There is something seriously wrong with out whole system. The truth about its massive flaws is there, but it’s just not getting out.
by Bri
We are a nation of sheep, and we are getting fleeced. Right now we have mostly scabby skin.
by Andrew
Sounds nice, as long as the information sent can easily be described by some linear equations. That kind of compression probably doesn’t work for all data types, though. Encrypted information might be especially difficult to model.
by Chris P. Kareem
This is a good improvement over current technology, but I don’t see why TCP doesn’t just use asynchronous packet transmission. As far as I understand the problem is that packets are sent consecutively, and when one gets lost there is a delay in the flow of bits because the router has to re-request the packet before anything else is sent. But why not just send the rest of the packets out of order, and while the rest of the information is being sent, the router can just re-request the lost packet in the meantime? That would be more effective without the overhead of the methods in this post, unless I’m mistaken as to what the problem is.
by asiwel
This looks like a reasonable method of “compression” if it works out well under a wide variety of conditions. I more or less take for granted that the researchers are competent, that MIT would not waste time testing something that had obvious flaws and weaknesses, that peer review would have detected reinventing the wheel, etc.
by GAUSS
Look up the proposed “IPComp” standard from 2001.
by SamCrawford
Ian, I’m guessing that the method used is similar to the Parity Files method of rebuilding rar files.
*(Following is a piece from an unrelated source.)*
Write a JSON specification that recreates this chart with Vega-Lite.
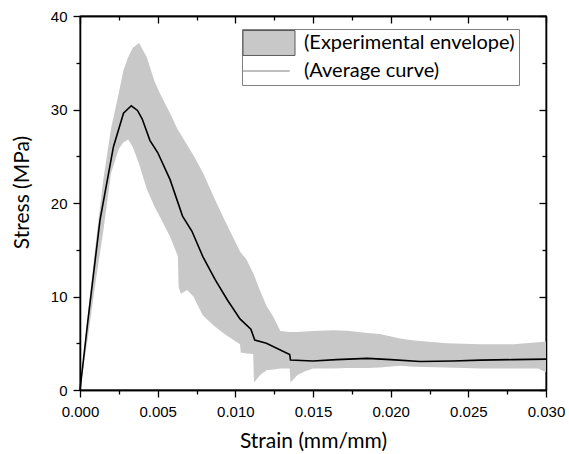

http://en.wikipedia.org/wiki/Parity_file
by SamCrawford
This has potentially huge implications. I for one am very excited by this prospect. And 2016 is an extremely short timescale for these changes to take effect. A 25 fold increase without increasing spectrum is huge.
This is a huge leap forward. I’m sure we’ll be hearing a great deal more about this in the very near future.
by Ian Clarke
“The technology transforms the way packets of data are sent. Instead of sending packets, it sends algebraic equations that describe series of packets. So if a packet goes missing, instead of asking the network to resend it, the receiving device can solve for the missing one itself. ”
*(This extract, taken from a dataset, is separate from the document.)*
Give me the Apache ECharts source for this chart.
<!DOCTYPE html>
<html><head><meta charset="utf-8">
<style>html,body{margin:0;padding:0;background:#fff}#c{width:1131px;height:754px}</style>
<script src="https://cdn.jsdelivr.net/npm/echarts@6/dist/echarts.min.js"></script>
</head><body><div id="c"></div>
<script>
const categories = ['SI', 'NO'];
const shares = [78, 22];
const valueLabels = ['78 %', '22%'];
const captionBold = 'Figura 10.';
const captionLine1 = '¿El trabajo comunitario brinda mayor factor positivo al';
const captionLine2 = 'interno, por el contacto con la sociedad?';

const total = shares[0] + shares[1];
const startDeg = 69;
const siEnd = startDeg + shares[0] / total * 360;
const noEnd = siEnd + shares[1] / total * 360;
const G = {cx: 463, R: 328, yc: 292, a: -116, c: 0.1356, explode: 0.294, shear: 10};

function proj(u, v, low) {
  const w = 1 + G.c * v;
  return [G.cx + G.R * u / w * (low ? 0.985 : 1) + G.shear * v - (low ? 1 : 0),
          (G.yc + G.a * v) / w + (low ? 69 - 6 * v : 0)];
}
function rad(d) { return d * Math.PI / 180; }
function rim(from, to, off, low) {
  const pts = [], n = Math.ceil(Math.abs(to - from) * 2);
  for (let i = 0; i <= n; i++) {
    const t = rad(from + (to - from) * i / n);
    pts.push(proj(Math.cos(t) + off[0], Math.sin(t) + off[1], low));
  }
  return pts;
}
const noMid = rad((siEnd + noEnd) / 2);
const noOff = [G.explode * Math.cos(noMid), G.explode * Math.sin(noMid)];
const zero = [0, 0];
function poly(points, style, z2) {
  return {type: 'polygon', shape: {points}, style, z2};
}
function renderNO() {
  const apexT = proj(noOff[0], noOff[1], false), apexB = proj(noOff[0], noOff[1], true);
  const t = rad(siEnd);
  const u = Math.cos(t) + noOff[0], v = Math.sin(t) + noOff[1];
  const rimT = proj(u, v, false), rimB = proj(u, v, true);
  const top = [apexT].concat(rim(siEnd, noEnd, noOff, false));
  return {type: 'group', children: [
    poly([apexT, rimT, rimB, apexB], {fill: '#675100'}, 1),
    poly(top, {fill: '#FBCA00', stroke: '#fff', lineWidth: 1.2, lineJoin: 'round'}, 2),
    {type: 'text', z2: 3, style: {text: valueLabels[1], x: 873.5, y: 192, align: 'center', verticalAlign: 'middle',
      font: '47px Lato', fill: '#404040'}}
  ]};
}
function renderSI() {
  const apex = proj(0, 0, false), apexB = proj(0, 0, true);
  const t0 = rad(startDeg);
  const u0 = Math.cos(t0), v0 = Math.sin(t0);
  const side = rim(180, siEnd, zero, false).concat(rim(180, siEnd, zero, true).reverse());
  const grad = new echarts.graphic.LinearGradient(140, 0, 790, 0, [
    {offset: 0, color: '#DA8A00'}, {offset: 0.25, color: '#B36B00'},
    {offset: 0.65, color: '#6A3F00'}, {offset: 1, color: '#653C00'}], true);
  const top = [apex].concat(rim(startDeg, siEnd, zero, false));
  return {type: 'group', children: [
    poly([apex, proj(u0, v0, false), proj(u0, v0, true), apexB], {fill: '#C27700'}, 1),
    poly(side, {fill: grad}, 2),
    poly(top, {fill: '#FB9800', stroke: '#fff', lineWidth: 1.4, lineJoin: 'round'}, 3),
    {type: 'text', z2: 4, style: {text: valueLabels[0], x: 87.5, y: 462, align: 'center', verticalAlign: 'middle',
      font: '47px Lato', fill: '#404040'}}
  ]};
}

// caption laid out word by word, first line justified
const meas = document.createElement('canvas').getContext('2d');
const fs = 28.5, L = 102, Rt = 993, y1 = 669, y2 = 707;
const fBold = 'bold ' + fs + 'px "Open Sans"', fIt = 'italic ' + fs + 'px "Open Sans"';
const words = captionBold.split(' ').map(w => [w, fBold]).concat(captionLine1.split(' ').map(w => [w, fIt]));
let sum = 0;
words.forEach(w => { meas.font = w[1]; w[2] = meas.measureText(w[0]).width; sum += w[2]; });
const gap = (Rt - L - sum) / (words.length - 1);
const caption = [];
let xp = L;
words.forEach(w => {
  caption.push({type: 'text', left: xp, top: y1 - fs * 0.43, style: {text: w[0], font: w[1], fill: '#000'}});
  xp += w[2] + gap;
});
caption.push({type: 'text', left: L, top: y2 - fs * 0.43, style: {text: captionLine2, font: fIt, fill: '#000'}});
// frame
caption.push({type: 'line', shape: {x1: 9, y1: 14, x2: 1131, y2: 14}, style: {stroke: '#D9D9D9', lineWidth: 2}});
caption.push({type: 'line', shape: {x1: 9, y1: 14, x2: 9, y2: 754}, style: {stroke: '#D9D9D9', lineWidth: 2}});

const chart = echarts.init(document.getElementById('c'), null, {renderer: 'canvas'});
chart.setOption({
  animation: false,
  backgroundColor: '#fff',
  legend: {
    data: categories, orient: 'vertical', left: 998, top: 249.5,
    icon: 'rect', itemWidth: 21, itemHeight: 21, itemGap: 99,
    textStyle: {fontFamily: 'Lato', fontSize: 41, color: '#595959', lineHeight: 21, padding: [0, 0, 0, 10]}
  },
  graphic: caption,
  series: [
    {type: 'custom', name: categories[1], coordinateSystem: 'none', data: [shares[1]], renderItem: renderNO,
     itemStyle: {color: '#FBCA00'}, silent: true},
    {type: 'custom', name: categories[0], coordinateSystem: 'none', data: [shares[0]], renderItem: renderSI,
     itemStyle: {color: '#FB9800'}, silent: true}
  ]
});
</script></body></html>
How can packets go missing if it’s sending algebraic equations instead of the packets? Are they referring to missing packets of equations that describe the original packets?
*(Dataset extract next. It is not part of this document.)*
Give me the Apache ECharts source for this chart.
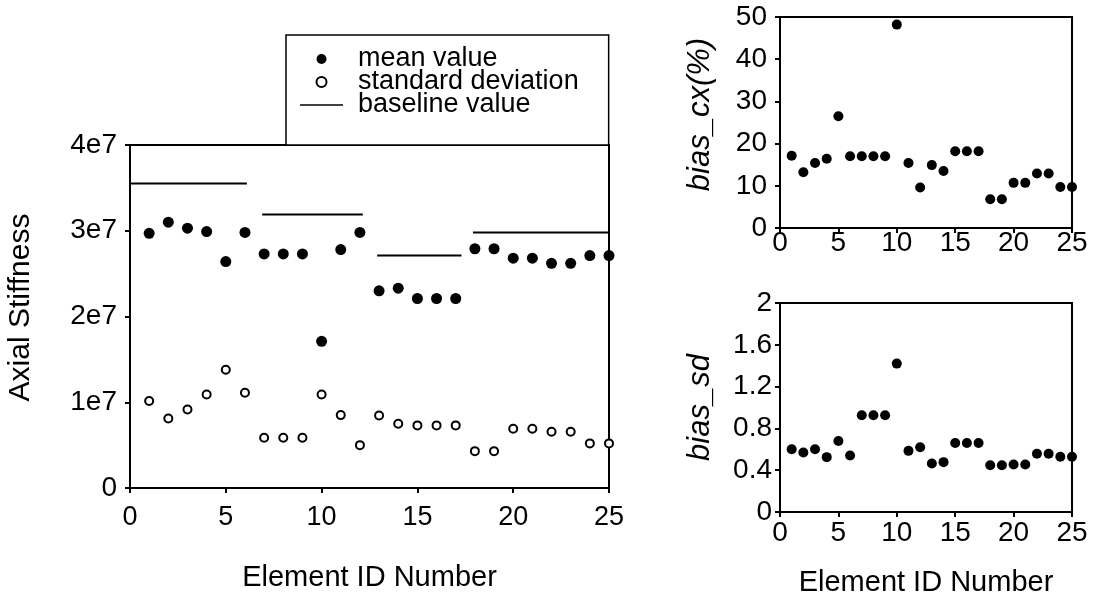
<!DOCTYPE html>
<html>
<head>
<meta charset="utf-8">
<script src="https://cdn.jsdelivr.net/npm/echarts@6/dist/echarts.min.js"></script>
<style>
html,body{margin:0;padding:0;background:#fff;}
#chart{width:1093px;height:604px;}
</style>
</head>
<body>
<div id="chart"></div>
<script>
const elementIds = [1,2,3,4,5,6,7,8,9,10,11,12,13,14,15,16,17,18,19,20,21,22,23,24,25];
const meanValue = [2.97e7,3.10e7,3.03e7,2.99e7,2.64e7,2.98e7,2.73e7,2.73e7,2.73e7,1.71e7,2.78e7,2.98e7,2.30e7,2.33e7,2.21e7,2.21e7,2.21e7,2.79e7,2.79e7,2.68e7,2.68e7,2.62e7,2.62e7,2.71e7,2.71e7];
const stdDeviation = [1.015e7,0.81e7,0.915e7,1.09e7,1.38e7,1.11e7,0.585e7,0.585e7,0.585e7,1.09e7,0.85e7,0.50e7,0.845e7,0.75e7,0.73e7,0.73e7,0.73e7,0.43e7,0.43e7,0.69e7,0.69e7,0.655e7,0.655e7,0.52e7,0.52e7];
const baselineStart = [0, 6.9, 12.9, 17.9];
const baselineEnd = [6.1, 12.15, 17.3, 25];
const baselineValue = [3.55e7, 3.19e7, 2.71e7, 2.98e7];
const biasCx = [17.1,13.2,15.4,16.4,26.5,17.0,17.0,17.0,17.0,48.2,15.4,9.6,14.9,13.5,18.2,18.2,18.2,6.8,6.8,10.7,10.7,12.9,12.9,9.7,9.7];
const biasSd = [0.60,0.57,0.60,0.525,0.68,0.54,0.925,0.925,0.925,1.42,0.585,0.62,0.464,0.477,0.66,0.66,0.66,0.448,0.448,0.454,0.454,0.557,0.557,0.528,0.528];
const xTickLabels = ['0','5','10','15','20','25'];
const yTickLabelsLeft = ['0','1e7','2e7','3e7','4e7'];
const yTickLabelsCx = ['0','10','20','30','40','50'];
const yTickLabelsSd = ['0','0.4','0.8','1.2','1.6','2'];

const FONT = 'Liberation Sans';
const pairs = (arr) => elementIds.map((id, i) => [id, arr[i]]);

const axisLine = {show: true, lineStyle: {color: '#000', width: 2}};
const axisTickStyle = {show: true, length: 5, lineStyle: {color: '#000', width: 2}};

function xAxisDef(gridIndex, fontSize, margin, name, nameGap) {
  return {
    type: 'value', gridIndex, min: 0, max: 25, interval: 5,
    axisLine, axisTick: axisTickStyle, splitLine: {show: false},
    axisLabel: {color: '#000', fontFamily: FONT, fontSize, margin,
      formatter: (v) => xTickLabels[Math.round(v / 5)]},
    name, nameLocation: 'middle', nameGap,
    nameTextStyle: {color: '#000', fontFamily: FONT, fontSize: 29}
  };
}

const option = {
  backgroundColor: '#fff',
  animation: false,
  grid: [
    {left: 130, top: 145, width: 479, height: 343, show: true, borderColor: '#000', borderWidth: 2, containLabel: false},
    {left: 780, top: 17, width: 292, height: 211, show: true, borderColor: '#000', borderWidth: 2, containLabel: false},
    {left: 780, top: 303, width: 292, height: 209, show: true, borderColor: '#000', borderWidth: 2, containLabel: false}
  ],
  legend: {
    orient: 'vertical',
    left: 286, top: 35,
    padding: [10.5, 30, 26.5, 14],
    borderColor: '#000', borderWidth: 1.5,
    backgroundColor: '#fff',
    itemWidth: 43, itemHeight: 10, itemGap: -4,
    textStyle: {color: '#000', fontFamily: FONT, fontSize: 27, padding: [0, 0, 0, 10]},
    data: [
      {name: 'mean value', icon: 'circle'},
      {name: 'standard deviation', icon: 'emptyCircle'},
      {name: 'baseline value', icon: 'path://M0,0 L0,0 M0,4.2 L43,4.2 L43,5.8 L0,5.8 Z M43,10 L43,10'}
    ],
    selectedMode: false
  },
  xAxis: [
    xAxisDef(0, 27, 16, 'Element ID Number', 75),
    xAxisDef(1, 28, 1, '', 0),
    xAxisDef(2, 28, 7, 'Element ID Number', 56)
  ],
  yAxis: [
    {type: 'value', gridIndex: 0, min: 0, max: 4e7, interval: 1e7,
      axisLine, axisTick: axisTickStyle, splitLine: {show: false},
      axisLabel: {color: '#000', fontFamily: FONT, fontSize: 28, margin: 13,
        formatter: (v) => yTickLabelsLeft[Math.round(v / 1e7)]},
      name: 'Axial Stiffness', nameLocation: 'middle', nameGap: 94,
      nameTextStyle: {color: '#000', fontFamily: FONT, fontSize: 30, padding: [0, 0, 0, 18]}},
    {type: 'value', gridIndex: 1, min: 0, max: 50, interval: 10,
      axisLine, axisTick: axisTickStyle, splitLine: {show: false},
      axisLabel: {color: '#000', fontFamily: FONT, fontSize: 28, margin: 13,
        formatter: (v) => yTickLabelsCx[Math.round(v / 10)]},
      name: 'bias_cx(%)', nameLocation: 'middle', nameGap: 64,
      nameTextStyle: {color: '#000', fontFamily: FONT, fontSize: 31, fontStyle: 'italic', padding: [0, 0, 0, 16]}},
    {type: 'value', gridIndex: 2, min: 0, max: 2, interval: 0.4,
      axisLine, axisTick: axisTickStyle, splitLine: {show: false},
      axisLabel: {color: '#000', fontFamily: FONT, fontSize: 28, margin: 8,
        formatter: (v) => yTickLabelsSd[Math.round(v / 0.4)]},
      name: 'bias_sd', nameLocation: 'middle', nameGap: 64,
      nameTextStyle: {color: '#000', fontFamily: FONT, fontSize: 31, fontStyle: 'italic'}}
  ],
  series: [
    {name: 'mean value', type: 'scatter', xAxisIndex: 0, yAxisIndex: 0,
      symbol: 'circle', symbolSize: 11, itemStyle: {color: '#000', opacity: 1},
      data: pairs(meanValue)},
    {name: 'standard deviation', type: 'scatter', xAxisIndex: 0, yAxisIndex: 0,
      symbol: 'emptyCircle', symbolSize: 8,
      itemStyle: {color: '#000', borderColor: '#000', borderWidth: 2, opacity: 1},
      data: pairs(stdDeviation)},
    ...baselineValue.map((v, i) => ({
      name: 'baseline value', type: 'line', xAxisIndex: 0, yAxisIndex: 0,
      symbol: 'none', lineStyle: {color: '#000', width: 2}, itemStyle: {color: '#000'},
      data: [[baselineStart[i], v], [baselineEnd[i], v]]
    })),
    {name: 'bias_cx', type: 'scatter', xAxisIndex: 1, yAxisIndex: 1,
      symbol: 'circle', symbolSize: 10, itemStyle: {color: '#000', opacity: 1},
      data: pairs(biasCx)},
    {name: 'bias_sd', type: 'scatter', xAxisIndex: 2, yAxisIndex: 2,
      symbol: 'circle', symbolSize: 10, itemStyle: {color: '#000', opacity: 1},
      data: pairs(biasSd)}
  ]
};

const chart = echarts.init(document.getElementById('chart'), null, {renderer: 'canvas'});
chart.setOption(option);
</script>
</body>
</html>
Good news for our overloaded networks tho’!
by Marcos Marin
They are probably referring to techniques such as used by software akin to “quickpar”, which are so old one has to wonder why network engineers only now come up with this.
If you allow me a simplification, it’s just like we did in school when solving for x. If x+3=5, then x is 2, now each packet will have its own equation and variable, x, y, etc…
Maybe someone can follow the link there and confirm this is the way they are doing it, if not, well they should =)
by MarkOates
If I understand correctly, basically they’re compressing the datastream. In this case, the packets themselves are being ‘compressed’ by representing a packet with an algorithm that describes it.
Makes sense to me. Instead of sending assembled code, send a smaller program that assembles it.
It seems like the downside is that more information is being delivered. If no packets are lost in the transfer, wouldn’t the extra algorithm just mean more data?
by Marcos Marin
- No, because you are not solving the problem. What happens if the packets describing your “smaller” program get lost?
- Not necessarily. This is the realm of Information Theory (though they misinterpret their results and can’t see the whole picture). In this case, however, yes! But this is not the point, the point is, does this “extra data” is significantly less than the extra data you are already sending when packets do get lost?